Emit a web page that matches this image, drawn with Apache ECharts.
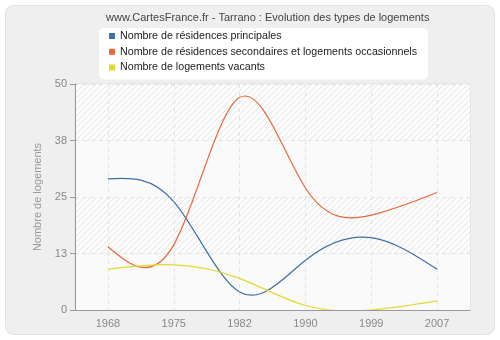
<!DOCTYPE html>
<html><head><meta charset="utf-8">
<script src="https://cdn.jsdelivr.net/npm/echarts@6/dist/echarts.min.js"></script>
<style>html,body{margin:0;padding:0;background:#fff}#c{width:500px;height:340px}</style>
</head><body><div id="c"></div>
<script>
const years = ['1968','1975','1982','1990','1999','2007'];
const principales = [29, 24, 4, 11, 16, 9];
const secondaires = [14, 14.4, 47, 27, 21, 26];
const vacants = [9, 10, 7, 1, 0, 2];
const yTicks = [0, 12.5, 25, 37.5, 50];
const seriesNames = ['Nombre de résidences principales', 'Nombre de résidences secondaires et logements occasionnels', 'Nombre de logements vacants'];
const colors = ['#3f6fa6', '#e8693a', '#e2d82f'];

function hatch(){
  const cv = document.createElement('canvas');
  cv.width = 6; cv.height = 6;
  const g = cv.getContext('2d');
  g.fillStyle = '#fcfcfc'; g.fillRect(0,0,6,6);
  g.strokeStyle = '#e4e4e4'; g.lineWidth = 1;
  g.beginPath(); g.moveTo(-1,7); g.lineTo(7,-1); g.stroke();
  g.beginPath(); g.moveTo(-1,1); g.lineTo(1,-1); g.stroke();
  g.beginPath(); g.moveTo(5,7); g.lineTo(7,5); g.stroke();
  return {image: cv, repeat: 'repeat'};
}

// natural cubic spline drawn through pixel positions given by the axes
function splineRenderer(values, color){
  return function(params, api){
    const i = params.dataIndex, n = values.length;
    if (i >= n - 1) return null;
    const p = values.map((v, k) => api.coord([k, v]));
    const y = p.map(q => q[1]);
    const M = new Array(n).fill(0);
    const m = n - 2;
    if (m > 0) {
      const a = [], b = [], c = [], d = [];
      for (let k = 1; k <= m; k++) {
        a.push(1); b.push(4); c.push(1);
        d.push(6 * (y[k + 1] - 2 * y[k] + y[k - 1]));
      }
      for (let k = 1; k < m; k++) {
        const w = a[k] / b[k - 1];
        b[k] -= w * c[k - 1];
        d[k] -= w * d[k - 1];
      }
      const sol = new Array(m);
      sol[m - 1] = d[m - 1] / b[m - 1];
      for (let k = m - 2; k >= 0; k--) sol[k] = (d[k] - c[k] * sol[k + 1]) / b[k];
      for (let k = 0; k < m; k++) M[k + 1] = sol[k];
    }
    const [x0, y0] = p[i], [x1, y1] = p[i + 1];
    const h = x1 - x0;
    const d0 = (y1 - y0) - (2 * M[i] + M[i + 1]) / 6;
    const d1 = (y1 - y0) + (M[i] + 2 * M[i + 1]) / 6;
    const path = 'M' + x0 + ' ' + y0 + ' C' + (x0 + h / 3) + ' ' + (y0 + d0 / 3) + ' ' +
      (x1 - h / 3) + ' ' + (y1 - d1 / 3) + ' ' + x1 + ' ' + y1;
    return {type: 'path', shape: {pathData: path}, style: {stroke: color, fill: null, lineWidth: 1.2}};
  };
}

const chart = echarts.init(document.getElementById('c'), null, {renderer:'canvas'});
const F = 'Liberation Sans';
chart.setOption({
  backgroundColor: '#ffffff',
  animation: false,
  graphic: [{type:'rect', z:-10, silent:true, shape:{x:5.5,y:5.5,width:489,height:329,r:8}, style:{fill:'#efefef', stroke:'#e2e2e2', lineWidth:1}}],
  title: {text:'www.CartesFrance.fr - Tarrano : Evolution des types de logements', left:106, top:11,
    textStyle:{fontFamily:F, fontSize:11, fontWeight:'normal', color:'#444', lineHeight:13}, padding:0},
  legend: {orient:'vertical', left:99, top:28, backgroundColor:'#fff', borderRadius:5, padding:[2,11,6,10],
    itemWidth:6, itemHeight:6, itemGap:3.75, icon:'rect', data: seriesNames,
    textStyle:{fontFamily:F, fontSize:10.7, color:'#222', lineHeight:12}},
  grid: {left:75, top:84, right:30, bottom:30, show:true, borderColor:'#dcdcdc', borderWidth:1, backgroundColor:'transparent'},
  xAxis: {type:'category', data: years, boundaryGap:true,
    axisLine:{lineStyle:{color:'#999'}}, axisTick:{alignWithLabel:true, length:5, lineStyle:{color:'#999'}},
    axisLabel:{fontFamily:F, fontSize:11, color:'#888', margin:8},
    splitLine:{show:true, alignWithLabel:true, lineStyle:{color:'#e3e3e3', type:[4,4]}}},
  yAxis: {type:'value', min:0, max:50, interval:12.5, name:'Nombre de logements', nameLocation:'middle', nameGap:29,
    nameTextStyle:{fontFamily:F, fontSize:11, color:'#999'},
    axisLine:{show:true, lineStyle:{color:'#999'}}, axisTick:{show:true, length:5, lineStyle:{color:'#999'}},
    axisLabel:{fontFamily:F, fontSize:11, color:'#888', margin:8, formatter:v=>String(Math.round(v))},
    splitLine:{show:true, lineStyle:{color:'#e3e3e3', type:[4,4]}},
    splitArea:{show:true, areaStyle:{color:['#fafafa', hatch()]}}},
  series: [principales, secondaires, vacants].map((d,i)=>({
    type:'custom', name:seriesNames[i], data:d.map((v,k)=>[k,v]), encode:{x:0, y:1},
    itemStyle:{color:colors[i]}, clip:true,
    renderItem: splineRenderer(d, colors[i])
  }))
});
</script></body></html>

━━━━━━━━

### YOUR INSTRUCTIONS
Your task is to reproduce exactly the lines from the start of the data above through the line containing "const colors = ['#3f6fa6', '#e8693a', '#e2d82f'];", leaving every picture out.

### RESPONSE TO THIS EXERCISE
Emit a web page that matches this image, drawn with Apache ECharts.
<!DOCTYPE html>
<html><head><meta charset="utf-8">
<script src="https://cdn.jsdelivr.net/npm/echarts@6/dist/echarts.min.js"></script>
<style>html,body{margin:0;padding:0;background:#fff}#c{width:500px;height:340px}</style>
</head><body><div id="c"></div>
<script>
const years = ['1968','1975','1982','1990','1999','2007'];
const principales = [29, 24, 4, 11, 16, 9];
const secondaires = [14, 14.4, 47, 27, 21, 26];
const vacants = [9, 10, 7, 1, 0, 2];
const yTicks = [0, 12.5, 25, 37.5, 50];
const seriesNames = ['Nombre de résidences principales', 'Nombre de résidences secondaires et logements occasionnels', 'Nombre de logements vacants'];
const colors = ['#3f6fa6', '#e8693a', '#e2d82f'];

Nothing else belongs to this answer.